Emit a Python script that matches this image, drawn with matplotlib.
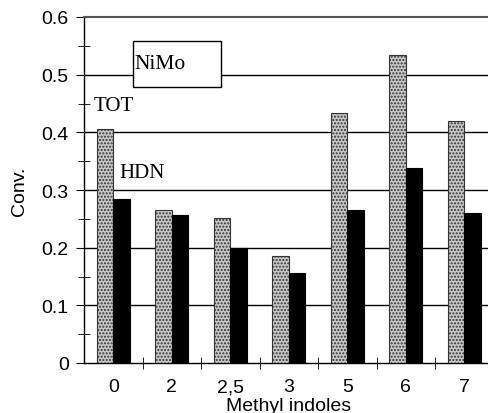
import numpy as np
import matplotlib.pyplot as plt
from matplotlib.patches import Rectangle
from matplotlib.ticker import MultipleLocator

# Data
categories = ['0', '2', '2,5', '3', '5', '6', '7']
tot = [0.406, 0.265, 0.251, 0.186, 0.433, 0.534, 0.420]
hdn = [0.284, 0.256, 0.200, 0.156, 0.265, 0.338, 0.260]

plt.rcParams['font.family'] = ['Liberation Sans', 'DejaVu Sans']

fig = plt.figure(figsize=(4.88, 4.14), dpi=100)
# axes runs a bit past the right edge, as in the original scan
ax = fig.add_axes([84 / 488, 1 - 364 / 414, 409.5 / 488, 346 / 414])

x = np.arange(len(categories))
w = 0.28
ax.bar(x - w / 2, tot, w, color='#c8c8c8', edgecolor='#333333', linewidth=0.8,
       hatch='.....', zorder=3)
ax.bar(x + w / 2, hdn, w, color='black', edgecolor='black', linewidth=0.8, zorder=3)

ax.set_xlim(-0.5, len(categories) - 0.5)
ax.set_ylim(0, 0.6)

# horizontal grid
for yv in np.arange(0.1, 0.55, 0.1):
    ax.axhline(yv, color='black', linewidth=1.0, zorder=1)

ax.spines['right'].set_visible(False)
ax.spines['top'].set_color('#555555')
ax.spines['top'].set_linewidth(1.5)
ax.spines['left'].set_linewidth(1.0)
ax.spines['bottom'].set_linewidth(1.0)

ax.yaxis.set_minor_locator(MultipleLocator(0.05))
ax.set_yticks(np.arange(0, 0.61, 0.1))
ax.set_yticklabels(['0', '0.1', '0.2', '0.3', '0.4', '0.5', '0.6'])
ax.tick_params(axis='y', which='major', direction='out', length=6, labelsize=14, pad=5)
ax.tick_params(axis='y', which='minor', direction='inout', length=8)

# category labels at centres, ticks at boundaries
ax.set_xticks(x)
ax.set_xticklabels(categories)
ax.set_xticks(np.arange(0.5, len(categories) - 0.5, 1), minor=True)
ax.tick_params(axis='x', which='major', length=0, labelsize=14, pad=11)
ax.tick_params(axis='x', which='minor', direction='inout', length=8)

ax.set_ylabel('Conv.', fontsize=14, labelpad=10)
ax.set_xlabel('Methyl indoles', fontsize=14, labelpad=1)

serif = ['Liberation Serif', 'DejaVu Serif']
ax.add_patch(Rectangle((0.34, 0.479), 1.51, 0.079, facecolor='white',
                       edgecolor='black', linewidth=1.0, zorder=4))
ax.text(0.37, 0.52, 'NiMo', family=serif, fontsize=15.5, va='center', ha='left', zorder=5)
ax.text(-0.33, 0.447, 'TOT', family=serif, fontsize=15, va='center', ha='left', zorder=5)
ax.text(0.1, 0.33, 'HDN', family=serif, fontsize=15, va='center', ha='left', zorder=5)

plt.savefig('out.png', dpi=100)
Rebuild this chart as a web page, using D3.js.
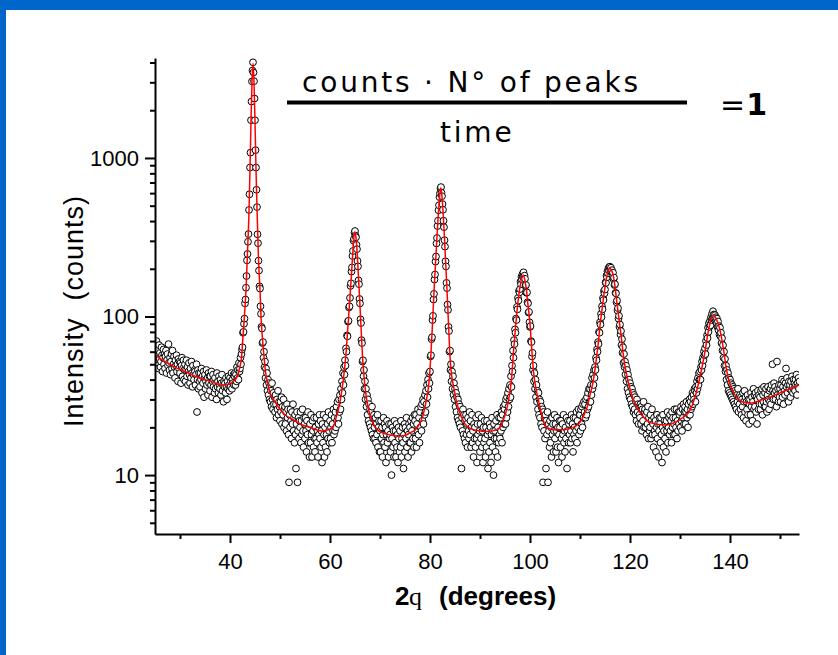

- _What is being asked_
Find each line holding the string "matplotlib" and copy it out.

- _Reply_
Emit a Python script that matches this image, drawn with matplotlib.
import matplotlib.pyplot as plt
from matplotlib.patches import Rectangle
from matplotlib.ticker import MultipleLocator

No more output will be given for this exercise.